GM’s sedan business is weak because GM’s sedans are weak: Virtually all of the best-selling sedans in the United States are made by Toyota, Honda, and Nissan.

. . .

Consumers like what they like, and they aren’t buying what GM is selling. It isn’t winning in the dino-juice-powered market, in the electric-car market, or in the hybrid market, either: GM is not exactly what you would call a nimble corporation.

GM has a better chance if it focuses on the SUV and truck markets. It will do that now but Williamson wonders why it did not do this in the past.

Well, in part because of the bailout. We, the taxpayers, bailed out GM so that it would keep manufacturing automobiles. Then-President Obama said he was going to buy one of those innovative Chevy Volts, remember, which was manufactured by GM.

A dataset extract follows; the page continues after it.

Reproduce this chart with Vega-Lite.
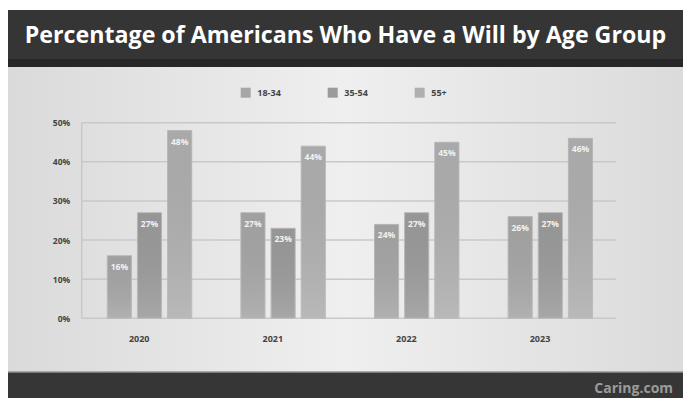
{
  "$schema": "https://vega.github.io/schema/vega-lite/v6.json",
  "width": 675,
  "height": 388,
  "autosize": {"type": "none"},
  "padding": {"left": 8, "top": 10, "right": 0, "bottom": 0},
  "background": "#ffffff",
  "config": {
    "view": {"stroke": null},
    "font": "Open Sans",
    "legend": {"padding": 0}
  },
  "datasets": {
    "bars": [
      {"year": "2020", "group": "18-34", "value": 0.16},
      {"year": "2020", "group": "35-54", "value": 0.27},
      {"year": "2020", "group": "55+", "value": 0.48},
      {"year": "2021", "group": "18-34", "value": 0.27},
      {"year": "2021", "group": "35-54", "value": 0.23},
      {"year": "2021", "group": "55+", "value": 0.44},
      {"year": "2022", "group": "18-34", "value": 0.24},
      {"year": "2022", "group": "35-54", "value": 0.27},
      {"year": "2022", "group": "55+", "value": 0.45},
      {"year": "2023", "group": "18-34", "value": 0.26},
      {"year": "2023", "group": "35-54", "value": 0.27},
      {"year": "2023", "group": "55+", "value": 0.46}
    ],
    "grid": [{"v": 0}, {"v": 0.1}, {"v": 0.2}, {"v": 0.3}, {"v": 0.4}, {"v": 0.5}],
    "header": [{"title": "Percentage of Americans Who Have a Will by Age Group"}],
    "footer": [{"logo": "Caring.com"}]
  },
  "layer": [
    {
      "data": {"values": [{}]},
      "mark": {"type": "rect", "fill": {"gradient": "linear", "x1": 0, "y1": 0, "x2": 1, "y2": 0, "stops": [{"offset": 0, "color": "#dadada"}, {"offset": 0.5, "color": "#efefef"}, {"offset": 1, "color": "#dbdbdb"}]}},
      "encoding": {"y": {"datum": 0.7881, "type": "quantitative", "title": null}, "y2": {"datum": -0.2037}}
    },
    {
      "data": {"values": [{}]},
      "mark": {"type": "rect", "fill": "#353535"},
      "encoding": {"y": {"datum": 0.7881, "type": "quantitative", "title": null}, "y2": {"datum": 0.6424}}
    },
    {
      "data": {"values": [{}]},
      "mark": {"type": "rect", "fill": "#272727"},
      "encoding": {"y": {"datum": 0.6628, "type": "quantitative", "title": null}, "y2": {"datum": 0.6424}}
    },
    {
      "data": {"values": [{}]},
      "mark": {"type": "rect", "fill": "#363636"},
      "encoding": {"y": {"datum": -0.1372, "type": "quantitative", "title": null}, "y2": {"datum": -0.2037}}
    },
    {
      "data": {"values": [{}]},
      "mark": {"type": "rule", "stroke": "#959595", "strokeWidth": 1.5},
      "encoding": {"y": {"datum": -0.1372, "type": "quantitative", "title": null}}
    },
    {
      "data": {"name": "grid"},
      "mark": {"type": "rule", "stroke": "#c8c8c8", "strokeWidth": 1.5},
      "encoding": {
        "y": {"field": "v", "type": "quantitative", "title": null},
        "x": {"datum": "2020", "type": "nominal", "bandPosition": -0.303, "title": null},
        "x2": {"datum": "2023", "bandPosition": 1.278}
      }
    },
    {
      "data": {"values": [{}]},
      "mark": {"type": "rule", "stroke": "#c8c8c8", "strokeWidth": 1.5},
      "encoding": {
        "x": {"datum": "2020", "type": "nominal", "bandPosition": -0.303, "title": null},
        "y": {"datum": 0, "type": "quantitative", "title": null},
        "y2": {"datum": 0.5}
      }
    },
    {
      "data": {"name": "bars"},
      "mark": {"type": "bar", "stroke": "#b9b9b9", "strokeWidth": 1},
      "encoding": {
        "x": {
          "field": "year", "type": "nominal", "title": null,
          "scale": {"paddingInner": 0.368, "paddingOuter": 0.7102, "align": 0.5232},
          "axis": {"zindex": 2, "offset": -79.7, "labelPadding": 20, "domain": false, "ticks": false, "tickSize": 0, "grid": false, "labelAngle": 0, "labelFontSize": 9, "labelFontWeight": "bold", "labelColor": "#444444"}
        },
        "xOffset": {"field": "group", "type": "nominal", "scale": {"paddingInner": 0.2, "paddingOuter": 0}},
        "y": {
          "field": "value", "type": "quantitative", "title": null,
          "scale": {"domain": [-0.2037, 0.7881], "nice": false, "zero": false},
          "axis": {"zindex": 2, "values": [0, 0.1, 0.2, 0.3, 0.4, 0.5], "format": ".0%", "offset": -73.7, "labelPadding": 12, "domain": false, "ticks": false, "tickSize": 0, "grid": false, "labelFontSize": 8.5, "labelFontWeight": "bold", "labelColor": "#444444"}
        },
        "color": {
          "field": "group", "type": "nominal",
          "scale": {"domain": ["18-34", "35-54", "55+"], "range": ["#a6a6a6", "#9b9b9b", "#afafaf"]},
          "legend": {"orient": "none", "legendX": 232.7, "legendY": 77.7, "direction": "horizontal", "title": null, "symbolType": "square", "symbolSize": 100, "symbolStrokeWidth": 0, "labelFontSize": 9, "labelFontWeight": "bold", "labelColor": "#444444", "columnPadding": 46, "labelOffset": 6.6}
        }
      }
    },
    {
      "data": {"name": "bars"},
      "mark": {"type": "bar", "stroke": null, "fill": {"gradient": "linear", "x1": 0, "y1": 0, "x2": 0, "y2": 1, "stops": [{"offset": 0, "color": "rgba(0,0,0,0.03)"}, {"offset": 1, "color": "rgba(255,255,255,0.12)"}]}},
      "encoding": {
        "x": {"field": "year", "type": "nominal"},
        "xOffset": {"field": "group", "type": "nominal"},
        "y": {"field": "value", "type": "quantitative"}
      }
    },
    {
      "data": {"name": "bars"},
      "mark": {"type": "text", "dy": 11, "baseline": "middle", "align": "center", "fill": "#f2f2f2", "fontSize": 8.5, "fontWeight": "bold"},
      "encoding": {
        "x": {"field": "year", "type": "nominal"},
        "xOffset": {"field": "group", "type": "nominal"},
        "y": {"field": "value", "type": "quantitative"},
        "text": {"field": "value", "format": ".0%"}
      }
    },
    {
      "data": {"name": "header"},
      "mark": {"type": "text", "align": "center", "baseline": "alphabetic", "fill": "#ffffff", "fontSize": 23.2, "fontWeight": "bold"},
      "encoding": {
        "y": {"datum": 0.703, "type": "quantitative", "title": null},
        "text": {"field": "title"}
      }
    },
    {
      "data": {"name": "footer"},
      "mark": {"type": "text", "align": "right", "baseline": "alphabetic", "fill": "#9b9b9b", "fontSize": 14, "fontWeight": "bold"},
      "encoding": {
        "x": {"datum": "2023", "type": "nominal", "bandPosition": 1.954, "title": null},
        "y": {"datum": -0.1917, "type": "quantitative", "title": null},
        "text": {"field": "logo"}
      }
    }
  ]
}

I don't know if President Obama actually bought a Volt (tend to doubt it) but it's too late now. Regular consumers never warmed to the Volt and it is a casualty of the market. GM will no longer manufacture it.

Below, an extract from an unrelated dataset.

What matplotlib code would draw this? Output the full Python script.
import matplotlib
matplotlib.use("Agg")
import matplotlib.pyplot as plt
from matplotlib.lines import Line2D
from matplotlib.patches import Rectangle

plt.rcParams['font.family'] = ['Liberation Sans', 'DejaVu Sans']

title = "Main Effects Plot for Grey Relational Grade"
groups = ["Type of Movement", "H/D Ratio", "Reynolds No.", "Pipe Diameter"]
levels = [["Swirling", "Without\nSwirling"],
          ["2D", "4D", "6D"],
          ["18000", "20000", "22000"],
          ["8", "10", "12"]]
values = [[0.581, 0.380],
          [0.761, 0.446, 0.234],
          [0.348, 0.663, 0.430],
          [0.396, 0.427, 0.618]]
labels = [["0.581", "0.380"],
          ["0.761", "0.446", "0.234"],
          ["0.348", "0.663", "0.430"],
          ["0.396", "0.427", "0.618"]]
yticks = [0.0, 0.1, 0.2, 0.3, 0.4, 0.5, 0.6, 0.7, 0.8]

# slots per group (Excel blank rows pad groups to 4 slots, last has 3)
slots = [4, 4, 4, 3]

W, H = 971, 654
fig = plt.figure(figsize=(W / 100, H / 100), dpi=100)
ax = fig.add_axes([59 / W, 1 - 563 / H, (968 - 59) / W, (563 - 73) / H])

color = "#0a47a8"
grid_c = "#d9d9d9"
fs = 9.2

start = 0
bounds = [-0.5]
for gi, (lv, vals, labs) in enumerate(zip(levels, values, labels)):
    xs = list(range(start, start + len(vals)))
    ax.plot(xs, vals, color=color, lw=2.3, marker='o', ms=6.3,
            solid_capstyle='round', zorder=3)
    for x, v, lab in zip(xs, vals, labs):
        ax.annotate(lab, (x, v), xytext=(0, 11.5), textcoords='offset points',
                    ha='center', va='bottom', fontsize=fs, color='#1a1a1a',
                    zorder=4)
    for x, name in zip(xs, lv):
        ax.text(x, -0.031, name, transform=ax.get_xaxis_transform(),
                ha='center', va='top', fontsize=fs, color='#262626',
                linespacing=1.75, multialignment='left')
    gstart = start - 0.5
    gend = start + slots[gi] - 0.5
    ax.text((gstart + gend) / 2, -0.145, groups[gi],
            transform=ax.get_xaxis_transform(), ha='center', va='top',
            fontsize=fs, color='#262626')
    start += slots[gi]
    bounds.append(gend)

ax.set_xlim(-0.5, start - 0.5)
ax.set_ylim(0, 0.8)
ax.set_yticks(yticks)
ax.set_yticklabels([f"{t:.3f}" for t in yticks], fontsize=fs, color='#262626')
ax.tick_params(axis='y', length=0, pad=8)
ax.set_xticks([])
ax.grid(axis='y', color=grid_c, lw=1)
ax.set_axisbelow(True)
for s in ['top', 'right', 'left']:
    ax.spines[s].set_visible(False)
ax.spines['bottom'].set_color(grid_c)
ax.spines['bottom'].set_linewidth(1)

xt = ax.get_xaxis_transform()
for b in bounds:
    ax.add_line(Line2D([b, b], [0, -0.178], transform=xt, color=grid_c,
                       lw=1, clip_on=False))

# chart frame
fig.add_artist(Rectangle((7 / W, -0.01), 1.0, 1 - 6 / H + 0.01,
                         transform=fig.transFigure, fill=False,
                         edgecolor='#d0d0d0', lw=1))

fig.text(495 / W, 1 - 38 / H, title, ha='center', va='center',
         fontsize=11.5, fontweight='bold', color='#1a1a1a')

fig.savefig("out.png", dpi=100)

We should take a good, hard look at the original decision to bail out GM: 

In the decade that has passed since the financial crisis, we haven’t learned anything. The lesson we should have learned — to let business be business and let government be government — seems to be for the moment beyond our political imagination: Left and Right alike are partly or wholly captive to the fantasies of managerial progressivism and neo-mercantilism, with the Left imagining that Washington can intelligently direct energy and labor markets and much of the Right falling in behind protectionism, “managed trade,” and corporate welfare for everybody from Boeing to Foxconn.

A rationale for the bailout was that it would save jobs.

But jobs are saved only for so long if the product does not catch on with the public.